So it may seem like a ridiculous question. Who can own a thought? But it is a bit more difficult to answer this question from a legal perspective than you may think.
Frequently the most valuable asset a business owns is its intellectual property: its products (and how they are made), its processes (and how they function), its formulas (and the components of the compounds) are just a few examples of valuable, though sometimes intangible, things that merit legal protection. While the law may view products, processes, and formulas as “trade secrets” – things that are not generally known, have value, and give a business a competitive leg up – lawyers frequently quibble over where the formulas begin and the knowledge about them end. As most people can appreciate, there is plenty to quibble about.

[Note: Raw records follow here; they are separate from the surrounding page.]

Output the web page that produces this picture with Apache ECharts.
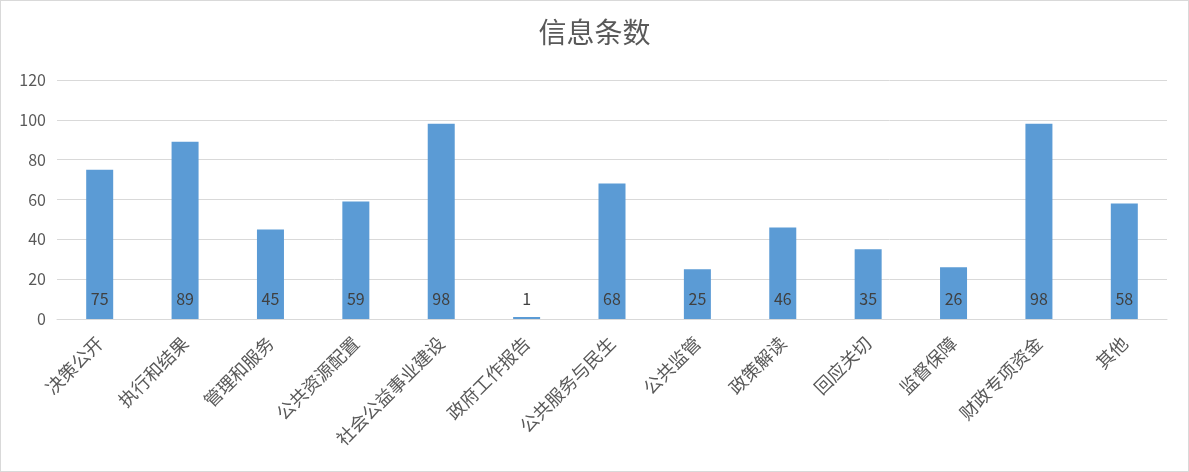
<!DOCTYPE html>
<html><head><meta charset="utf-8">
<script src="https://cdn.jsdelivr.net/npm/echarts@6/dist/echarts.min.js"></script>
<style>html,body{margin:0;padding:0;background:#fff;}#c{width:1189px;height:472px;box-sizing:border-box;border:1px solid #d9d9d9;}</style>
</head><body><div id="c"></div>
<script>
const titleText = '信息条数';
const categories = ['决策公开','执行和结果','管理和服务','公共资源配置','社会公益事业建设','政府工作报告','公共服务与民生','公共监管','政策解读','回应关切','监督保障','财政专项资金','其他'];
const values = [75, 89, 45, 59, 98, 1, 68, 25, 46, 35, 26, 98, 58];
const yTicks = {min: 0, max: 120, interval: 20};

const font = '"Noto Sans CJK SC", "Noto Sans", sans-serif';
const chart = echarts.init(document.getElementById('c'));
chart.setOption({
  animation: false,
  textStyle: {fontFamily: font},
  title: {text: titleText, left: 'center', top: 12, textStyle: {fontSize: 28, fontWeight: 'normal', color: '#595959', fontFamily: font}},
  grid: {left: 56, right: 21, top: 79, bottom: 152, containLabel: false},
  xAxis: {
    type: 'category', data: categories,
    axisLine: {lineStyle: {color: '#d9d9d9', width: 1}},
    axisTick: {show: false},
    axisLabel: {rotate: 45, interval: 0, fontSize: 18, color: '#595959', margin: 21, padding: [8, 0, 0, 0], verticalAlign: 'middle', fontFamily: font}
  },
  yAxis: {
    type: 'value', min: yTicks.min, max: yTicks.max, interval: yTicks.interval,
    axisLine: {show: false}, axisTick: {show: false},
    splitLine: {lineStyle: {color: '#d9d9d9', width: 1}},
    axisLabel: {fontSize: 16, color: '#595959', margin: 11, fontFamily: font}
  },
  series: [{
    type: 'bar', data: values, barWidth: 27,
    itemStyle: {color: '#5b9bd5'},
    label: {show: true, position: 'insideBottom', distance: 12, fontSize: 16, color: '#404040', fontFamily: font}
  }]
});
</script></body></html>
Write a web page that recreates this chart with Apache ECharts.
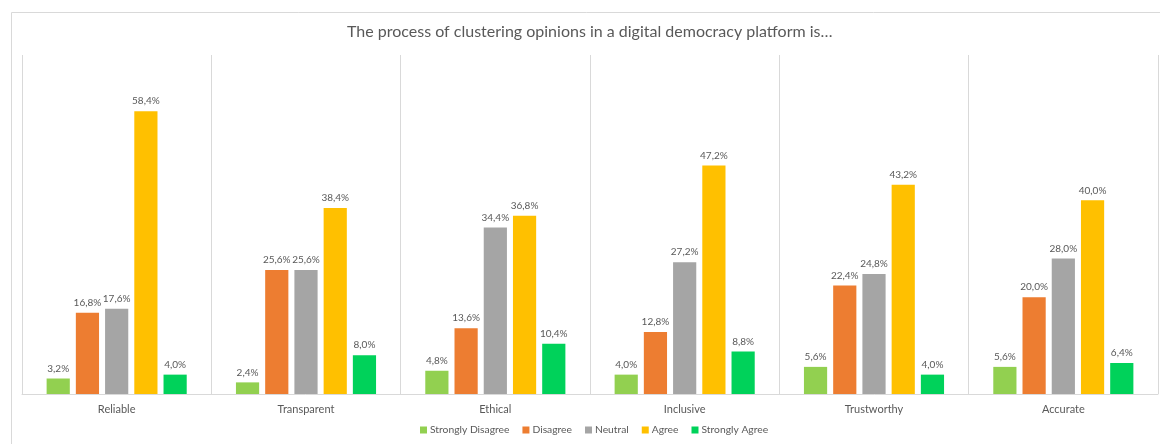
<!DOCTYPE html>
<html>
<head>
<meta charset="utf-8">
<script src="https://cdn.jsdelivr.net/npm/echarts@6/dist/echarts.min.js"></script>
<style>
html,body{margin:0;padding:0;background:#fff;}
#main{width:1160px;height:444px;}
</style>
</head>
<body>
<div id="main"></div>
<script>
const categories = ['Reliable', 'Transparent', 'Ethical', 'Inclusive', 'Trustworthy', 'Accurate'];
const seriesNames = ['Strongly Disagree', 'Disagree', 'Neutral', 'Agree', 'Strongly Agree'];
const stronglyDisagree = [3.2, 2.4, 4.8, 4.0, 5.6, 5.6];
const disagree = [16.8, 25.6, 13.6, 12.8, 22.4, 20.0];
const neutral = [17.6, 25.6, 34.4, 27.2, 24.8, 28.0];
const agree = [58.4, 38.4, 36.8, 47.2, 43.2, 40.0];
const stronglyAgree = [4.0, 8.0, 10.4, 8.8, 4.0, 6.4];
const colors = ['#92D050', '#ED7D31', '#A5A5A5', '#FFC000', '#00D25A'];

const FONT = 'Lato, "Open Sans", sans-serif';
const values = [stronglyDisagree, disagree, neutral, agree, stronglyAgree];

const chart = echarts.init(document.getElementById('main'), null, {renderer: 'canvas'});
chart.setOption({
  animation: false,
  textStyle: {fontFamily: FONT},
  title: {
    text: 'The process of clustering opinions in a digital democracy platform is…',
    left: 342, top: 19,
    textStyle: {fontFamily: FONT, fontSize: 16, fontWeight: 'normal', color: '#595959'}
  },
  graphic: [{
    type: 'rect', left: 9, top: 10, silent: true, z: -10,
    shape: {width: 1200, height: 480},
    style: {fill: 'none', stroke: '#d9d9d9', lineWidth: 1}
  }],
  legend: {
    data: seriesNames,
    bottom: 4, left: 415,
    itemWidth: 7, itemHeight: 7, itemGap: 13,
    icon: 'rect',
    textStyle: {fontFamily: FONT, fontSize: 10.3, color: '#595959', padding: [0, 0, 0, -2]}
  },
  grid: {left: 22, right: 2, top: 55, bottom: 50, containLabel: false},
  xAxis: {
    type: 'category', data: categories,
    axisLine: {show: true, lineStyle: {color: '#d9d9d9'}},
    axisTick: {show: false},
    splitLine: {show: true, lineStyle: {color: '#d9d9d9'}},
    axisLabel: {fontFamily: FONT, fontSize: 11, color: '#595959', margin: 10}
  },
  yAxis: {
    type: 'value', min: 0, max: 70,
    show: false, splitLine: {show: false}
  },
  series: seriesNames.map((name, i) => ({
    name: name, type: 'bar',
    data: values[i],
    itemStyle: {color: colors[i]},
    barGap: '26%', barCategoryGap: '26%',
    label: {
      show: true, position: 'top', distance: 5,
      fontFamily: FONT, fontSize: 10, color: '#595959',
      formatter: p => p.value.toFixed(1).replace('.', ',') + '%'
    }
  }))
});
</script>
</body>
</html>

A case in Colorado (Cargill v. Kuan), illustrates this gray area. A former Cargill employee resigned and joined JBS USA, a Cargill competitor. Before he gave Cargill notice, and through his Cargill-issued laptop, he emailed his contacts to his personal email address. He also downloaded onto a personal external hard drive certain Cargill business information. When Cargill learned that he had emailed and downloaded the information, it promptly sued him, claiming that he had violated Cargill’s legal rights and sought court intervention to prevent Mr. Kuan from working for JBS.

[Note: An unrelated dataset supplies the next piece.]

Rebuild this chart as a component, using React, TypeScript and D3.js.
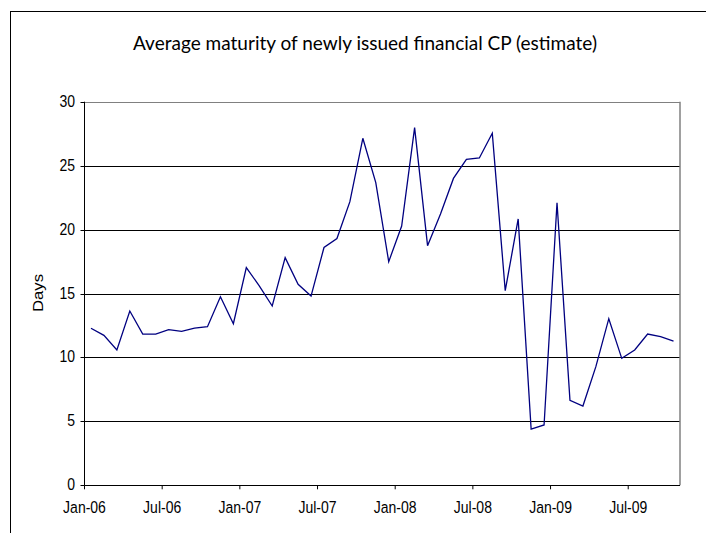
import React from "react";
import * as d3 from "d3";

const title = "Average maturity of newly issued financial CP (estimate)";
const yAxisTitle = "Days";
// monthly observations Jan-06 .. Oct-09
const months: string[] = [];
for (let y = 6; y <= 9; y++) {
  ["Jan", "Feb", "Mar", "Apr", "May", "Jun", "Jul", "Aug", "Sep", "Oct", "Nov", "Dec"].forEach((m) =>
    months.push(`${m}-0${y}`)
  );
}
const values = [
  12.28, 11.73, 10.58, 13.63, 11.83, 11.83, 12.17, 12.04, 12.3, 12.4, 14.75, 12.64,
  17.02, 15.6, 14.02, 17.8, 15.72, 14.8, 18.6, 19.3, 22.18, 27.14, 23.67, 17.49,
  20.28, 27.97, 18.74, 21.22, 24.0, 25.49, 25.6, 27.53, 15.22, 20.83, 4.4, 4.72,
  22.1, 6.65, 6.2, 9.28, 13.03, 9.93, 10.58, 11.83, 11.62, 11.28,
];
const xTickLabels = ["Jan-06", "Jul-06", "Jan-07", "Jul-07", "Jan-08", "Jul-08", "Jan-09", "Jul-09"];
const xTickIndex = [0, 6, 12, 18, 24, 30, 36, 42];
const yTicks = [0, 5, 10, 15, 20, 25, 30];

export default function App() {
  const W = 706, H = 533;
  const left = 84.5, right = 680, top = 101.7, bottom = 485.3;
  const x = d3.scaleLinear().domain([0, 46]).range([left, right]);
  const y = d3.scaleLinear().domain([0, 30]).range([bottom, top]);
  const line = d3
    .line<number>()
    .x((_, i) => x(i + 0.5))
    .y((d) => y(d));
  const tickFont = "'Liberation Sans', Arial, sans-serif";
  return (
    <svg
      width={W}
      height={H}
      style={{ position: "absolute", left: 0, top: 0, background: "#fff" }}
      xmlns="http://www.w3.org/2000/svg"
    >
      <rect x={0} y={0} width={W} height={H} fill="#fff" />
      <rect x={10.5} y={11.5} width={720} height={560} fill="#fff" stroke="#000" strokeWidth={1} />
      <text
        transform={`translate(365,50) scale(1,1.12)`}
        textAnchor="middle"
        fontFamily="Lato, 'Open Sans', sans-serif"
        fontSize={17.5}
        textLength={464}
        lengthAdjust="spacingAndGlyphs"
        fill="#000"
      >
        {title}
      </text>
      {/* gridlines */}
      {yTicks.filter((t) => t > 0 && t < 30).map((t) => (
        <line key={t} x1={left} x2={right} y1={Math.round(y(t)) + 0.5} y2={Math.round(y(t)) + 0.5} stroke="#000" strokeWidth={1} />
      ))}
      {/* plot area border top/right */}
      <line x1={left} x2={right} y1={Math.round(y(30)) + 0.5} y2={Math.round(y(30)) + 0.5} stroke="#808080" strokeWidth={1.2} />
      <line x1={right} x2={right} y1={y(30)} y2={bottom} stroke="#808080" strokeWidth={1.5} />
      {/* axes */}
      <line x1={left} x2={left} y1={y(30)} y2={bottom} stroke="#000" strokeWidth={1} />
      <line x1={left} x2={right} y1={Math.round(bottom) + 0.5} y2={Math.round(bottom) + 0.5} stroke="#000" strokeWidth={1} />
      {yTicks.map((t) => (
        <g key={t}>
          <line x1={left - 4} x2={left} y1={Math.round(y(t)) + 0.5} y2={Math.round(y(t)) + 0.5} stroke="#000" />
          <text
            transform={`translate(75,${y(t) + 5}) scale(1,1.12)`}
            textAnchor="end"
            fontFamily={tickFont}
            fontSize={14}
            fill="#000"
          >
            {t}
          </text>
        </g>
      ))}
      {xTickIndex.map((idx, k) => (
        <g key={idx}>
          <line x1={x(idx)} x2={x(idx)} y1={bottom} y2={bottom + 4} stroke="#000" />
          <text
            transform={`translate(${x(idx)},513) scale(1,1.12)`}
            textAnchor="middle"
            fontFamily={tickFont}
            fontSize={14}
            fill="#000"
          >
            {xTickLabels[k]}
          </text>
        </g>
      ))}
      <text
        transform={`translate(43,293) rotate(-90) scale(1.12,1)`}
        textAnchor="middle"
        fontFamily={tickFont}
        fontSize={15}
        fill="#000"
      >
        {yAxisTitle}
      </text>
      <path d={line(values) || ""} fill="none" stroke="#000080" strokeWidth={1.3} strokeLinejoin="miter" />
    </svg>
  );
}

The court refused to enter the injunction on a number of grounds, including a lack of evidence that Mr. Kuan had actually retained any of the information he emailed and downloaded – all of which he had returned to Cargill in connection with the litigation. A violation of the Colorado Uniform Trade Secrets Act (a “uniform” act governing trade secrets in effect in many states with some minor state-specific variations) requires proof that an individual either actually misappropriated or disclosed trade secrets - or threatened to divulge those secrets. The lack of evidence of actual misappropriation warranted a rejection of that claim. But the court also rejected Cargill’s claim that Mr. Kuan threatened to divulge those secrets, either because he downloaded them (and therefore must have intended to use them) or because those trade secrets were in his mind.
Surely employees have plenty of information in their minds that they cannot simply erase the day they start a new job. And that is why the court rejected the relief. The court reasoned that something more than simply “generalized knowledge” of trade secrets is required to show a statutory violation because otherwise, the mere existence of a trade secret would be enough to prevent employees from pursuing future work (i.e., if it exists, and you used it while working, you must know it). So the legal violation must require proof that an individual could readily recall the information or specific evidence that the individual was using it. In other words, knowing it at one time is not legally equivalent to recalling it now or at some future date.
So it is still a fact that your employer cannot own your thoughts, or your experience, or your ability to do your job well. But it is also equally true that many of the components of your job that are confidential, secret, and valuable may merit legal protection. Consulting counsel before leaving your job is preferable to learning the contours of those rights in court.